The availability of lithium is also one of the reasons that China is trying to pivot heavily into sodium batteries.
Charging
Filling up your car with gas takes a few minutes. Fully charging an EV can take many hours, which makes it a lot harder to do things like go on road trips, or even just to commute for some people. This is especially acute in places like the Bay Area, where the lack of low-cost housing makes “supercommuting” very common, especially for people in lower income brackets. These people, not coincidentally, also tend to live in apartment buildings, and street park, making charging even more challenging.
Fast-charging is becoming more common, but it still takes about 15 minutes (about three times longer than buying gas), and fast-charging degrades battery life much faster.
Improvements in battery energy density are on the horizon, from new developments like silicon anode and lithium-metal anode batteries, but bringing new battery chemistries to market is difficult because of the challenges of scaling up manufacturing. And many of the more sustainable battery types, like LFP and sodium batteries, have lower energy density than lithium ion, meaning that there is tension between improving range, and improving sustainability and cost.
Infrastructure
There also needs to be enough chargers. Right now, we don’t have enough. This is a theoretically simple problem (build more chargers!) but there are some constraints. For one, a charging station requires pretty high power capacity (even higher for fast-charging), meaning that sites that want to install charging stations often require significant improvements to their electrical systems. And, this runs up against the constraints posed by our creaky and antiquated electrical grid. In general, as we move from fossil fuels to electric vehicles, it will put much more load on our grid. Unfortunately, sometime after World War II, Americans forgot how to infrastructure.
Finally, all this electrification is useless for carbon neutrality if we are still using coal and gas for electricity generation. The growth in renewables has been remarkable over the past decade, but we’re still not moving fast enough to hit our targets. And, our grid is already reaching saturation for connecting new power sources, which is threatening to slow down the growth in renewables.

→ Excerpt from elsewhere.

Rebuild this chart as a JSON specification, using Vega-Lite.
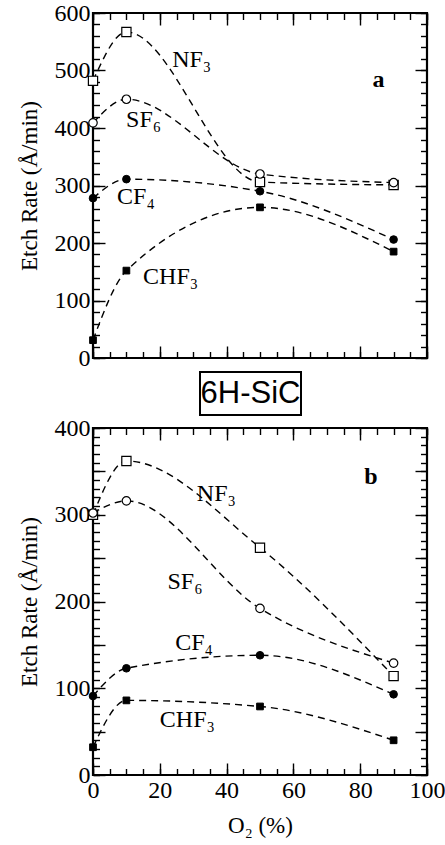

None of these are insurmountable problems. They will require a mix of aggressive regulatory and industrial policy, a lot of capital, and a willingness of American citizens to accept some changes to their lifestyles. But I am excited that we are starting to take huge steps towards a decarbonized future, one which holds promise for our children, and our childrens’ children, for a more sustainable future.
Because of the immense power of the oil and gas industry in American politics, supply-side constraints on oil production are the third rail of climate politics. And yet, there’s a lot of reason to believe that much of our current policy mostly moves the emissions around instead of curtailing them.